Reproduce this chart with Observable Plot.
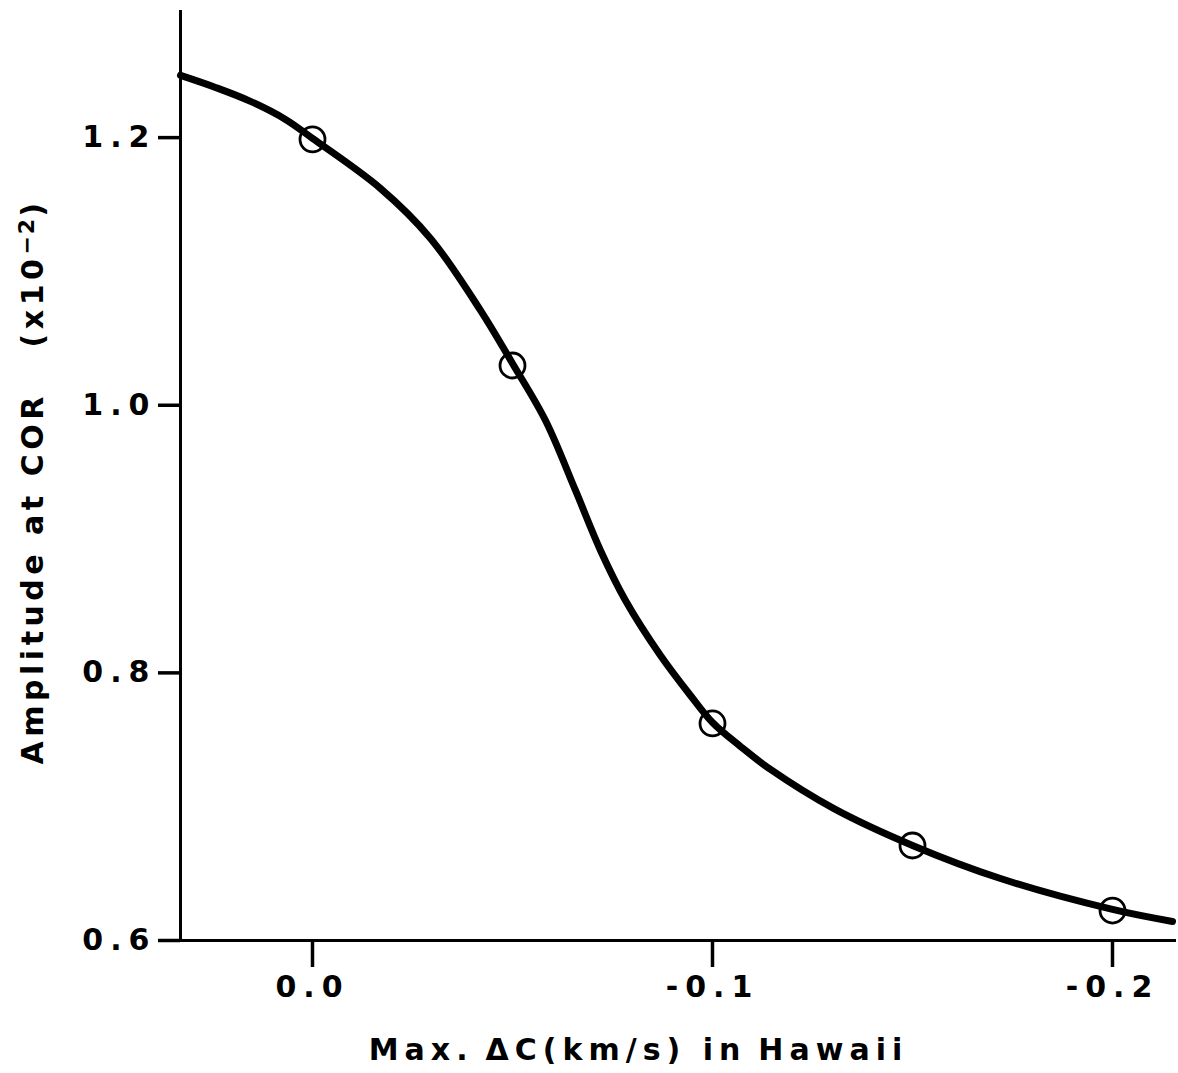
<!DOCTYPE html>
<html>
<head>
<meta charset="utf-8">
<script src="https://cdn.jsdelivr.net/npm/d3@7"></script>
<script src="https://cdn.jsdelivr.net/npm/@observablehq/plot@0.6"></script>
<style>
  html, body { margin: 0; padding: 0; background: #fff; }
  #chart svg { display: block; }
</style>
</head>
<body>
<div id="chart"></div>
<script>
// Measured points (circles)
const pointX = [0, -0.05, -0.1, -0.15, -0.2];
const pointY = [1.1987, 1.0297, 0.7622, 0.671, 0.6224];

// Smooth curve
const curveX = [0.033, 0.02425, 0.0155, 0.00675, 0, -0.017, -0.0295, -0.042, -0.05, -0.05825, -0.06575, -0.072, -0.07825, -0.087, -0.0945, -0.1, -0.107, -0.1145, -0.13025, -0.15, -0.172, -0.2, -0.215];
const curveY = [1.2465, 1.2375, 1.2271, 1.2136, 1.1994, 1.162, 1.1247, 1.0709, 1.0312, 0.9886, 0.9363, 0.8915, 0.8541, 0.813, 0.7831, 0.7629, 0.745, 0.7278, 0.6987, 0.671, 0.6463, 0.6232, 0.6142];

// Axes
const xDomain = [0.033, -0.216];
const yDomain = [0.6, 1.295];
const xTicks = [0, -0.1, -0.2];
const yTicks = [0.6, 0.8, 1.0, 1.2];
const xTitle = "Max.\u2009\u0394C(km/s) in\u2009Hawaii";
const yTitleMain = "Amplitude at COR\u00a0\u00a0\u00a0(x10";
const yTitleSup = "\u22122";
const yTitleEnd = ")";
const yTitle = yTitleMain + "\u207b\u00b2" + yTitleEnd;

const points = pointX.map((x, i) => ({x, y: pointY[i]}));
const curve = curveX.map((x, i) => ({x, y: curveY[i]}));

const fmt = d => (d < 0 ? "-" : "") + Math.abs(d).toFixed(1);
const FONT = "'DejaVu Sans', 'Liberation Sans', Arial, sans-serif";

const chart = Plot.plot({
  width: 1178,
  height: 1073,
  marginLeft: 180,
  marginRight: 2,
  marginTop: 10,
  marginBottom: 133,
  style: {
    fontFamily: FONT,
    fontWeight: "bold",
    fontSize: "30px",
    color: "#000",
    background: "#fff",
    overflow: "visible"
  },
  x: {domain: xDomain, ticks: xTicks, tickFormat: fmt, tickSize: 27, tickPadding: 8, label: null},
  y: {domain: yDomain, ticks: yTicks, tickFormat: fmt, tickSize: 22, tickPadding: 2, label: null},
  marks: [
    Plot.ruleX([xDomain[0]], {y1: yDomain[0], y2: yDomain[1], stroke: "#000", strokeWidth: 3}),
    Plot.ruleY([yDomain[0]], {x1: xDomain[0], x2: xDomain[1], stroke: "#000", strokeWidth: 3}),
    Plot.line(curve, {x: "x", y: "y", curve: "catmull-rom", stroke: "#000", strokeWidth: 7, strokeLinecap: "round", strokeLinejoin: "round"}),
    Plot.dot(points, {x: "x", y: "y", r: 12.5, stroke: "#000", strokeWidth: 2.8, fill: "none"}),
    Plot.text([xTitle], {frameAnchor: "bottom", textAnchor: "middle", dx: -40, dy: 110, lineAnchor: "middle", fontSize: 30, fill: "#000"}),
    Plot.text([yTitle], {frameAnchor: "left", textAnchor: "middle", dx: -147, dy: 6, rotate: -90, lineAnchor: "middle", fontSize: 30, fill: "#000"})
  ]
});

const svg = d3.select(chart);
svg.selectAll('g[aria-label*="axis"] path, g[aria-label*="axis"] line').attr("stroke-width", 3.5).attr("stroke", "#000");
svg.selectAll('g[aria-label*="axis"]').attr("font-size", "30px");
svg.selectAll('g[aria-label*="axis"] text').attr("fill", "#000").style("font-size", "30px").style("letter-spacing", "7px");
const titles = svg.selectAll('g[aria-label="text"]').nodes();
if (titles[0]) d3.select(titles[0]).style("letter-spacing", "6px");
if (titles[1]) {
  const g = d3.select(titles[1]).style("letter-spacing", "4.5px");
  const t = g.select("text");
  t.text(null);
  t.append("tspan").text(yTitleMain);
  t.append("tspan").attr("dy", "-0.4em").style("font-size", "22px").style("letter-spacing", "2px").text(yTitleSup);
  t.append("tspan").attr("dy", "0.29em").text(yTitleEnd);
}
document.getElementById("chart").appendChild(chart);
</script>
</body>
</html>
=======
What is being asked:
Quote the preceding listing precisely and completely, omitting its images.

Completed exercise:
Reproduce this chart with Observable Plot.
<!DOCTYPE html>
<html>
<head>
<meta charset="utf-8">
<script src="https://cdn.jsdelivr.net/npm/d3@7"></script>
<script src="https://cdn.jsdelivr.net/npm/@observablehq/plot@0.6"></script>
<style>
  html, body { margin: 0; padding: 0; background: #fff; }
  #chart svg { display: block; }
</style>
</head>
<body>
<div id="chart"></div>
<script>
// Measured points (circles)
const pointX = [0, -0.05, -0.1, -0.15, -0.2];
const pointY = [1.1987, 1.0297, 0.7622, 0.671, 0.6224];

// Smooth curve
const curveX = [0.033, 0.02425, 0.0155, 0.00675, 0, -0.017, -0.0295, -0.042, -0.05, -0.05825, -0.06575, -0.072, -0.07825, -0.087, -0.0945, -0.1, -0.107, -0.1145, -0.13025, -0.15, -0.172, -0.2, -0.215];
const curveY = [1.2465, 1.2375, 1.2271, 1.2136, 1.1994, 1.162, 1.1247, 1.0709, 1.0312, 0.9886, 0.9363, 0.8915, 0.8541, 0.813, 0.7831, 0.7629, 0.745, 0.7278, 0.6987, 0.671, 0.6463, 0.6232, 0.6142];

// Axes
const xDomain = [0.033, -0.216];
const yDomain = [0.6, 1.295];
const xTicks = [0, -0.1, -0.2];
const yTicks = [0.6, 0.8, 1.0, 1.2];
const xTitle = "Max.\u2009\u0394C(km/s) in\u2009Hawaii";
const yTitleMain = "Amplitude at COR\u00a0\u00a0\u00a0(x10";
const yTitleSup = "\u22122";
const yTitleEnd = ")";
const yTitle = yTitleMain + "\u207b\u00b2" + yTitleEnd;

const points = pointX.map((x, i) => ({x, y: pointY[i]}));
const curve = curveX.map((x, i) => ({x, y: curveY[i]}));

const fmt = d => (d < 0 ? "-" : "") + Math.abs(d).toFixed(1);
const FONT = "'DejaVu Sans', 'Liberation Sans', Arial, sans-serif";

const chart = Plot.plot({
  width: 1178,
  height: 1073,
  marginLeft: 180,
  marginRight: 2,
  marginTop: 10,
  marginBottom: 133,
  style: {
    fontFamily: FONT,
    fontWeight: "bold",
    fontSize: "30px",
    color: "#000",
    background: "#fff",
    overflow: "visible"
  },
  x: {domain: xDomain, ticks: xTicks, tickFormat: fmt, tickSize: 27, tickPadding: 8, label: null},
  y: {domain: yDomain, ticks: yTicks, tickFormat: fmt, tickSize: 22, tickPadding: 2, label: null},
  marks: [
    Plot.ruleX([xDomain[0]], {y1: yDomain[0], y2: yDomain[1], stroke: "#000", strokeWidth: 3}),
    Plot.ruleY([yDomain[0]], {x1: xDomain[0], x2: xDomain[1], stroke: "#000", strokeWidth: 3}),
    Plot.line(curve, {x: "x", y: "y", curve: "catmull-rom", stroke: "#000", strokeWidth: 7, strokeLinecap: "round", strokeLinejoin: "round"}),
    Plot.dot(points, {x: "x", y: "y", r: 12.5, stroke: "#000", strokeWidth: 2.8, fill: "none"}),
    Plot.text([xTitle], {frameAnchor: "bottom", textAnchor: "middle", dx: -40, dy: 110, lineAnchor: "middle", fontSize: 30, fill: "#000"}),
    Plot.text([yTitle], {frameAnchor: "left", textAnchor: "middle", dx: -147, dy: 6, rotate: -90, lineAnchor: "middle", fontSize: 30, fill: "#000"})
  ]
});

const svg = d3.select(chart);
svg.selectAll('g[aria-label*="axis"] path, g[aria-label*="axis"] line').attr("stroke-width", 3.5).attr("stroke", "#000");
svg.selectAll('g[aria-label*="axis"]').attr("font-size", "30px");
svg.selectAll('g[aria-label*="axis"] text').attr("fill", "#000").style("font-size", "30px").style("letter-spacing", "7px");
const titles = svg.selectAll('g[aria-label="text"]').nodes();
if (titles[0]) d3.select(titles[0]).style("letter-spacing", "6px");
if (titles[1]) {
  const g = d3.select(titles[1]).style("letter-spacing", "4.5px");
  const t = g.select("text");
  t.text(null);
  t.append("tspan").text(yTitleMain);
  t.append("tspan").attr("dy", "-0.4em").style("font-size", "22px").style("letter-spacing", "2px").text(yTitleSup);
  t.append("tspan").attr("dy", "0.29em").text(yTitleEnd);
}
document.getElementById("chart").appendChild(chart);
</script>
</body>
</html>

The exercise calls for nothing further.